That was the word from Kim Dancey, regulatory head and specialist advisor for digital and alternative banking at FNB, speaking yesterday during the Amdocs Africa Executive Summit in Johannesburg.

"Financial inclusion is the direct consequence of consumers across the income spectrum accessing and sustainably using financial services that are affordable and appropriate to their needs," she said.

In countries like Kenya mobile financial services have flourished, especially on platforms like M-Pesa and M-Shwari. However, SA has not had the same success with Vodacom's M-Pesa attempt, as an example, failing to scale as expected.

"Banks struggle with partnering in mobile finance because they worry that telcos want to be banks, and telcos worry that banks want to become telcos," she pointed out.

In SA and Nigeria, she added, banks want to be phone companies; however, in Kenya, the phone company is already the bank.

The other stumbling blocks to the take-off of mobile financial services in SA are security and compliance concerns; as well as low consumer activation, Dancey noted.

In SA, she revealed, the majority of people (69%) have a bank account while only 14% have some sort of a mobile account. However, in Kenya over 50% have both bank account and mobile account.

She believes that mobile financial services uptake requires partnerships based on joint incentives to accelerate growth.

To enable the partnerships, Dancey called for proactive regulation, interoperability as well as widespread agent infrastructure which can boost the uptake of mobile money.

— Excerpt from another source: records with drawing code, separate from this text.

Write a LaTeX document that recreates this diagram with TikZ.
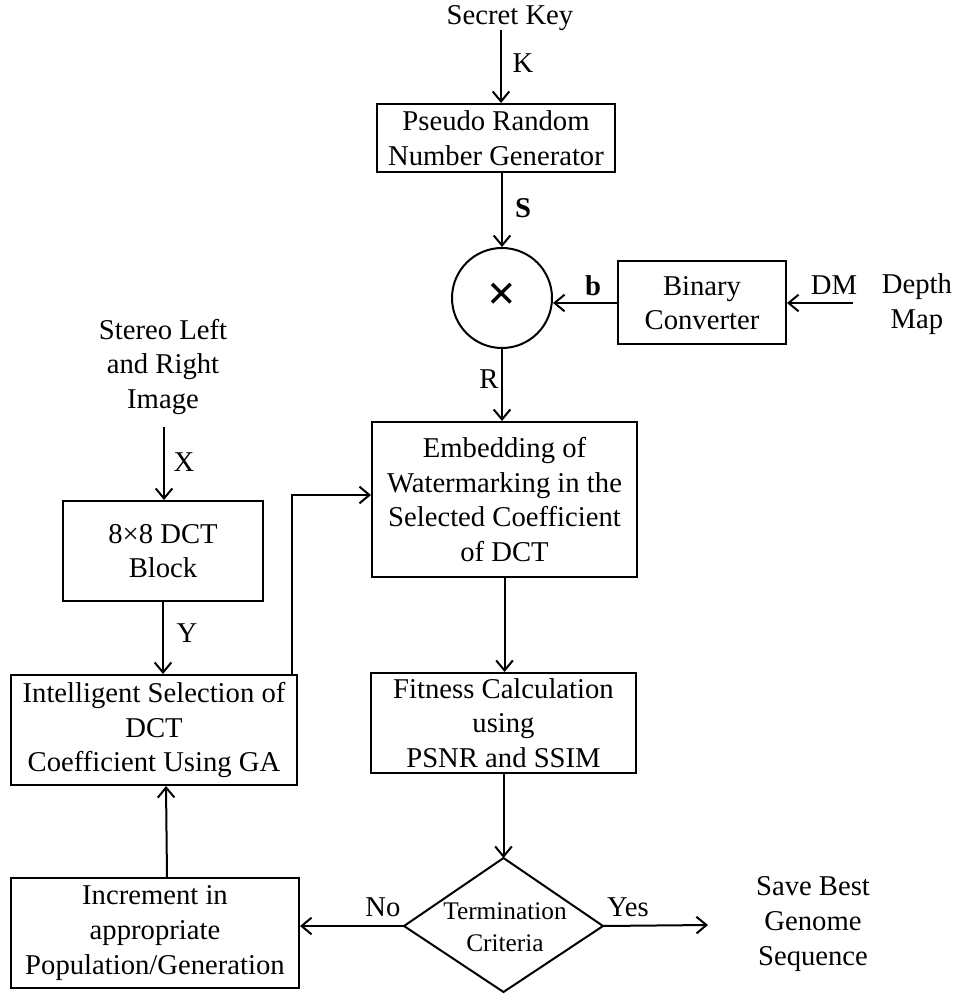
\documentclass[tikz,border=0pt]{standalone}
\usepackage{fontspec}
\setmainfont{Liberation Serif}
\usetikzlibrary{arrows.meta}
\begin{document}
\begin{tikzpicture}[x=0.75pt,y=-0.75pt,
  every node/.style={font=\fontsize{21.5}{26}\selectfont, align=center, inner sep=0pt},
  box/.style={draw, line width=1.5pt},
  arr/.style={line width=1.5pt, -{Straight Barb[length=7.5pt,width=12.5pt,line width=1.5pt]}},
  lbl/.style={font=\fontsize{21.5}{26}\selectfont},
  small/.style={font=\fontsize{19}{24}\selectfont}]
\useasboundingbox (0,0) rectangle (957,994);

% top chain
\node (key) at (510,18) {Secret Key};
\node[box, minimum width=178.5pt, minimum height=51pt] (prng) at (496,138) {Pseudo Random\\Number Generator};
\node[draw, circle, line width=1.5pt, minimum size=75pt] (mul) at (502,298) {};
\node[font=\fontsize{38}{38}\selectfont\bfseries] (times) at ([yshift=1pt]mul) {×};
\node[box, minimum width=126pt, minimum height=62.25pt] (bin) at (702,303) {Binary\\Converter};
\node (depth) at (917,304) {\fontsize{21.5}{28}\selectfont Depth\\Map};
\node[box, minimum width=198.75pt, minimum height=116.25pt] (emb) at (504.5,499.5)
  {Embedding of\\Watermarking in the\\Selected Coefficient\\of DCT};
\node[box, minimum width=198.75pt, minimum height=75pt] (fit) at (503.5,723)
  {Fitness Calculation\\using\\PSNR and SSIM};

% left chain
\node (stereo) at (163,367) {Stereo Left\\and Right\\Image};
\node[box, minimum width=150pt, minimum height=75pt] (dct) at (163,551) {8×8 DCT\\Block};
\node[box, minimum width=214.5pt, minimum height=82.5pt] (intel) at (154,730)
  {Intelligent Selection of\\DCT\\Coefficient Using GA};
\node[box, minimum width=216pt, minimum height=82.5pt] (incr) at (155,933)
  {Increment in\\appropriate\\Population/Generation};

% decision
\coordinate (dtop) at (503.5,858);
\coordinate (dleft) at (404,926);
\coordinate (dright) at (603,926);
\coordinate (dbot) at (503.5,992);
\draw[line width=1.5pt, line join=miter] (dtop) -- (dright) -- (dbot) -- (dleft) -- cycle;
\node[small] (term) at (505,927) {Termination\\Criteria};
\node (save) at (813,924) {Save Best\\Genome\\Sequence};

% labels
\node[lbl] (klbl) at (523,63) {K};
\node[lbl] (slbl) at (523,208) {\textbf{S}};
\node[lbl] (blbl) at (593,286) {\textbf{b}};
\node[lbl] (dmlbl) at (834,285) {DM};
\node[lbl] (rlbl) at (489,379) {R};
\node[lbl] (xlbl) at (184,462) {X};
\node[lbl] (ylbl) at (187,633) {Y};
\node[lbl] (nolbl) at (383,907) {No};
\node[lbl] (yeslbl) at (628,907) {Yes};

% connectors
\coordinate (kin) at (501,30);
\draw[arr] (kin) -- (kin |- prng.north);
\draw[arr] (prng.south -| mul) -- (mul.north);
\draw[arr] (bin.west) -- (mul.east |- bin.west);
\coordinate (dm) at (853,303);
\draw[arr] (dm) -- (bin.east |- dm);
\draw[arr] (mul.south) -- (mul.south |- emb.north);
\draw[arr] (emb.south) -- (emb.south |- fit.north);
\draw[arr] (fit.south) -- (dtop);
\draw[arr] (dleft) -- (incr.east |- dleft);
\coordinate (yesend) at (708,925);
\draw[arr] (dright) -- (yesend);
\draw[arr] ([xshift=9pt]incr.north) -- ([xshift=9pt]intel.south);
\coordinate (xin) at (164,427);
\draw[arr] (xin) -- (xin |- dct.north);
\draw[arr] (dct.south) -- (dct.south |- intel.north);
\coordinate (bend) at (292,495);
\draw[arr] (bend |- intel.north) -- (bend) -- (bend -| emb.west);
\end{tikzpicture}
\end{document}
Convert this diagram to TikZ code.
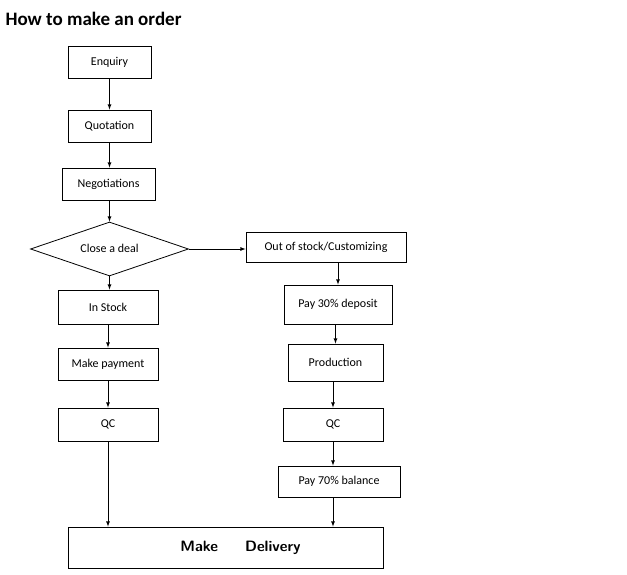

According to Dancey, international remittances, merchant payments and diversified financial products are key growth opportunities.

Jonathan Kaftzan, head of product marketing for mobile financial services at Amdocs, who also spoke at the event, concurred, saying partnerships between banks and telcos can help reduce the number of the "unbanked" people in Africa.

According to Kaftzan, the mobile payment market will reach over 450 million users and transaction value of more than $721 billion by 2017.

He pointed out there are about two billion unbanked people in Africa, and there is an opportunity for mobile on the continent to provide affordable financial services and payment options.

For Kaftzan, the opportunity lies in the fact that sub-Saharan Africa is home to 70% of the world's mobile money active users.

SA also presents much opportunity for mobile financial services, he noted, adding 32% of the people in the country are unbanked; although the country has a 120% mobile penetration rate.

Describing the current mobile financial services adoption rate in SA, Kaftzan said according to a recent survey carried out by Amdocs, 60% are non-users, with some unaware or unsure about value.

Some 63% trust banks to deliver mobile payments/banking services. Only 29% said they trust mobile operators. Meanwhile, 24% said they would like to use mobile for loans, savings and insurance; 23% said they would like to pay for education and medical treatment via mobile; while 47% said being offered rewards will encourage them to use mobile payment.